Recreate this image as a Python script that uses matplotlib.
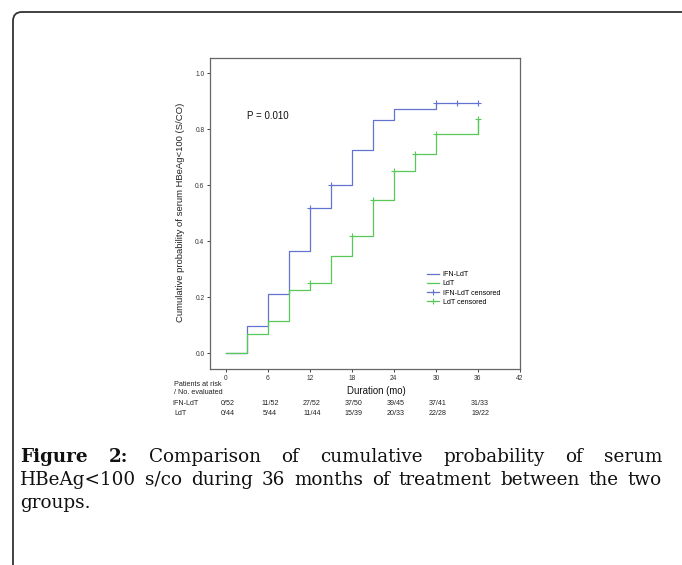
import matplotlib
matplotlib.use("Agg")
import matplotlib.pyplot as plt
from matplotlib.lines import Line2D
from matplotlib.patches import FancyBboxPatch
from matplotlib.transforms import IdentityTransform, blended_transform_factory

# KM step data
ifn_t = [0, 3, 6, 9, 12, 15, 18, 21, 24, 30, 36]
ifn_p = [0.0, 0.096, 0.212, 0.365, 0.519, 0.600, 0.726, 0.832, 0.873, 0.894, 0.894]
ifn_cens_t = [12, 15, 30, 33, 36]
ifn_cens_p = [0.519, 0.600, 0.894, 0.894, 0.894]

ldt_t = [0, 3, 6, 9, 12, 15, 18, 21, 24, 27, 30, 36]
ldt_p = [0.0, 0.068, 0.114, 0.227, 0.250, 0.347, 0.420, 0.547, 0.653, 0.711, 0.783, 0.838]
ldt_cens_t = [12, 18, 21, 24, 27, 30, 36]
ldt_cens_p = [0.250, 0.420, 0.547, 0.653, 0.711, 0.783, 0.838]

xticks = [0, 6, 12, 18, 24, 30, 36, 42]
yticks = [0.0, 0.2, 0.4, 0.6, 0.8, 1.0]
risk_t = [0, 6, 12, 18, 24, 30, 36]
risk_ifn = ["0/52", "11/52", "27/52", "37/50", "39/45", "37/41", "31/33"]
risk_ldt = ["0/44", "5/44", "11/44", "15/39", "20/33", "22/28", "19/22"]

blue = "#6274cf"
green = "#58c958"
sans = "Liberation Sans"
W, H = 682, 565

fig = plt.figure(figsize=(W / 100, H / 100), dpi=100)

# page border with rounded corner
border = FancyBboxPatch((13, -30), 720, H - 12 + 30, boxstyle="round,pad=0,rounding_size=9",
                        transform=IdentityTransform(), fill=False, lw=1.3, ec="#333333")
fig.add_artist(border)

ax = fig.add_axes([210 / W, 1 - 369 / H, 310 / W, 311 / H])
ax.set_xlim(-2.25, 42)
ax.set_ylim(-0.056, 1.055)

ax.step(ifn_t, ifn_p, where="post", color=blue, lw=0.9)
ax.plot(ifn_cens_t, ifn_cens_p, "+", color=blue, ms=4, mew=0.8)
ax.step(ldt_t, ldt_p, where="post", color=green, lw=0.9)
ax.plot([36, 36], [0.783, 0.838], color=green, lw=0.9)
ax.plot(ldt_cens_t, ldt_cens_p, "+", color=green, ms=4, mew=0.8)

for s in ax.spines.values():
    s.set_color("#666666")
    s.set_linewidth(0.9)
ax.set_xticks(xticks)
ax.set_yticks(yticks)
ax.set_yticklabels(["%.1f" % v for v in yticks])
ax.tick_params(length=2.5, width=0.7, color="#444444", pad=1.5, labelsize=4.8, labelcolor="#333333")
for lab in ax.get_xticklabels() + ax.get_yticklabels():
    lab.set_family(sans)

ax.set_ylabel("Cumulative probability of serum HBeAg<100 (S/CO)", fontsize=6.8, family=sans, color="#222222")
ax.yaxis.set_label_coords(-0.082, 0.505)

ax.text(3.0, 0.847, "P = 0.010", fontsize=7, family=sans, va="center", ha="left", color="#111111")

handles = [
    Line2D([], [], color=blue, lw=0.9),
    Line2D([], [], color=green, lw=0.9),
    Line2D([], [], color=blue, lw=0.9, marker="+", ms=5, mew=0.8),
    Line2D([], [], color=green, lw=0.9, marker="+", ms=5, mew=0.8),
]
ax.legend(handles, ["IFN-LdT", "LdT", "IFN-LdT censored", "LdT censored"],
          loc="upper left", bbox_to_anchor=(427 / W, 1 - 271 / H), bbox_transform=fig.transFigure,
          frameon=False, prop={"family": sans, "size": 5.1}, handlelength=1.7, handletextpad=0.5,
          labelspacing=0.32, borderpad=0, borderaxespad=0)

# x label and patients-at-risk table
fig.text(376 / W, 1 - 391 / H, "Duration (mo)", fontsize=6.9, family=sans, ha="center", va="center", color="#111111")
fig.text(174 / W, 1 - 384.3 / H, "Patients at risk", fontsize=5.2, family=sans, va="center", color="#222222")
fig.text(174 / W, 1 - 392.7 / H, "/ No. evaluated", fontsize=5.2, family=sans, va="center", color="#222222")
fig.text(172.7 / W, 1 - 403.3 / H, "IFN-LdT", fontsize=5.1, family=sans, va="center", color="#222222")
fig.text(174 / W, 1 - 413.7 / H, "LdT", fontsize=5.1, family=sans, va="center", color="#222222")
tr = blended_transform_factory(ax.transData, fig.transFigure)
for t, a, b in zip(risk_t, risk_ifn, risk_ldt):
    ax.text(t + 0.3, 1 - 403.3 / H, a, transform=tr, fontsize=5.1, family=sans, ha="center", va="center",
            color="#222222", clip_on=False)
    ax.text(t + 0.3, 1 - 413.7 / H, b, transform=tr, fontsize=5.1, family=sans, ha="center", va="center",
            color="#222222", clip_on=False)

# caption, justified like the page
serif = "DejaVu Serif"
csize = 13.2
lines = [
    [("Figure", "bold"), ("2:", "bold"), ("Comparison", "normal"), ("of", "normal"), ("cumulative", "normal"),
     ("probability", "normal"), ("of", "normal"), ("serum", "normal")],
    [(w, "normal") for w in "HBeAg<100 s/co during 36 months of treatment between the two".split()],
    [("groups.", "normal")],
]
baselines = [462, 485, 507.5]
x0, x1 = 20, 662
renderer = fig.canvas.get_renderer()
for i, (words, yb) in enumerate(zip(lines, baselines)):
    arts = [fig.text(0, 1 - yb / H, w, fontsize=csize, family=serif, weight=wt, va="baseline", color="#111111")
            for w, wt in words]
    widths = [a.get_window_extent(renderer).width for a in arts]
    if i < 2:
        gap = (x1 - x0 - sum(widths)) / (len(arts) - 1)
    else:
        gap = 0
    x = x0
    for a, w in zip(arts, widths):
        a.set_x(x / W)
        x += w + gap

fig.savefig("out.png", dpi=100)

============================================================

To do ->
Leave out the pictures and transcribe everything else exactly.

Exercise output ->
Recreate this image as a Python script that uses matplotlib.
import matplotlib
matplotlib.use("Agg")
import matplotlib.pyplot as plt
from matplotlib.lines import Line2D
from matplotlib.patches import FancyBboxPatch
from matplotlib.transforms import IdentityTransform, blended_transform_factory

# KM step data
ifn_t = [0, 3, 6, 9, 12, 15, 18, 21, 24, 30, 36]
ifn_p = [0.0, 0.096, 0.212, 0.365, 0.519, 0.600, 0.726, 0.832, 0.873, 0.894, 0.894]
ifn_cens_t = [12, 15, 30, 33, 36]
ifn_cens_p = [0.519, 0.600, 0.894, 0.894, 0.894]

ldt_t = [0, 3, 6, 9, 12, 15, 18, 21, 24, 27, 30, 36]
ldt_p = [0.0, 0.068, 0.114, 0.227, 0.250, 0.347, 0.420, 0.547, 0.653, 0.711, 0.783, 0.838]
ldt_cens_t = [12, 18, 21, 24, 27, 30, 36]
ldt_cens_p = [0.250, 0.420, 0.547, 0.653, 0.711, 0.783, 0.838]

xticks = [0, 6, 12, 18, 24, 30, 36, 42]
yticks = [0.0, 0.2, 0.4, 0.6, 0.8, 1.0]
risk_t = [0, 6, 12, 18, 24, 30, 36]
risk_ifn = ["0/52", "11/52", "27/52", "37/50", "39/45", "37/41", "31/33"]
risk_ldt = ["0/44", "5/44", "11/44", "15/39", "20/33", "22/28", "19/22"]

blue = "#6274cf"
green = "#58c958"
sans = "Liberation Sans"
W, H = 682, 565

fig = plt.figure(figsize=(W / 100, H / 100), dpi=100)

# page border with rounded corner
border = FancyBboxPatch((13, -30), 720, H - 12 + 30, boxstyle="round,pad=0,rounding_size=9",
                        transform=IdentityTransform(), fill=False, lw=1.3, ec="#333333")
fig.add_artist(border)

ax = fig.add_axes([210 / W, 1 - 369 / H, 310 / W, 311 / H])
ax.set_xlim(-2.25, 42)
ax.set_ylim(-0.056, 1.055)

ax.step(ifn_t, ifn_p, where="post", color=blue, lw=0.9)
ax.plot(ifn_cens_t, ifn_cens_p, "+", color=blue, ms=4, mew=0.8)
ax.step(ldt_t, ldt_p, where="post", color=green, lw=0.9)
ax.plot([36, 36], [0.783, 0.838], color=green, lw=0.9)
ax.plot(ldt_cens_t, ldt_cens_p, "+", color=green, ms=4, mew=0.8)

for s in ax.spines.values():
    s.set_color("#666666")
    s.set_linewidth(0.9)
ax.set_xticks(xticks)
ax.set_yticks(yticks)
ax.set_yticklabels(["%.1f" % v for v in yticks])
ax.tick_params(length=2.5, width=0.7, color="#444444", pad=1.5, labelsize=4.8, labelcolor="#333333")
for lab in ax.get_xticklabels() + ax.get_yticklabels():
    lab.set_family(sans)

ax.set_ylabel("Cumulative probability of serum HBeAg<100 (S/CO)", fontsize=6.8, family=sans, color="#222222")
ax.yaxis.set_label_coords(-0.082, 0.505)

ax.text(3.0, 0.847, "P = 0.010", fontsize=7, family=sans, va="center", ha="left", color="#111111")

handles = [
    Line2D([], [], color=blue, lw=0.9),
    Line2D([], [], color=green, lw=0.9),
    Line2D([], [], color=blue, lw=0.9, marker="+", ms=5, mew=0.8),
    Line2D([], [], color=green, lw=0.9, marker="+", ms=5, mew=0.8),
]
ax.legend(handles, ["IFN-LdT", "LdT", "IFN-LdT censored", "LdT censored"],
          loc="upper left", bbox_to_anchor=(427 / W, 1 - 271 / H), bbox_transform=fig.transFigure,
          frameon=False, prop={"family": sans, "size": 5.1}, handlelength=1.7, handletextpad=0.5,
          labelspacing=0.32, borderpad=0, borderaxespad=0)

# x label and patients-at-risk table
fig.text(376 / W, 1 - 391 / H, "Duration (mo)", fontsize=6.9, family=sans, ha="center", va="center", color="#111111")
fig.text(174 / W, 1 - 384.3 / H, "Patients at risk", fontsize=5.2, family=sans, va="center", color="#222222")
fig.text(174 / W, 1 - 392.7 / H, "/ No. evaluated", fontsize=5.2, family=sans, va="center", color="#222222")
fig.text(172.7 / W, 1 - 403.3 / H, "IFN-LdT", fontsize=5.1, family=sans, va="center", color="#222222")
fig.text(174 / W, 1 - 413.7 / H, "LdT", fontsize=5.1, family=sans, va="center", color="#222222")
tr = blended_transform_factory(ax.transData, fig.transFigure)
for t, a, b in zip(risk_t, risk_ifn, risk_ldt):
    ax.text(t + 0.3, 1 - 403.3 / H, a, transform=tr, fontsize=5.1, family=sans, ha="center", va="center",
            color="#222222", clip_on=False)
    ax.text(t + 0.3, 1 - 413.7 / H, b, transform=tr, fontsize=5.1, family=sans, ha="center", va="center",
            color="#222222", clip_on=False)

# caption, justified like the page
serif = "DejaVu Serif"
csize = 13.2
lines = [
    [("Figure", "bold"), ("2:", "bold"), ("Comparison", "normal"), ("of", "normal"), ("cumulative", "normal"),
     ("probability", "normal"), ("of", "normal"), ("serum", "normal")],
    [(w, "normal") for w in "HBeAg<100 s/co during 36 months of treatment between the two".split()],
    [("groups.", "normal")],
]
baselines = [462, 485, 507.5]
x0, x1 = 20, 662
renderer = fig.canvas.get_renderer()
for i, (words, yb) in enumerate(zip(lines, baselines)):
    arts = [fig.text(0, 1 - yb / H, w, fontsize=csize, family=serif, weight=wt, va="baseline", color="#111111")
            for w, wt in words]
    widths = [a.get_window_extent(renderer).width for a in arts]
    if i < 2:
        gap = (x1 - x0 - sum(widths)) / (len(arts) - 1)
    else:
        gap = 0
    x = x0
    for a, w in zip(arts, widths):
        a.set_x(x / W)
        x += w + gap

fig.savefig("out.png", dpi=100)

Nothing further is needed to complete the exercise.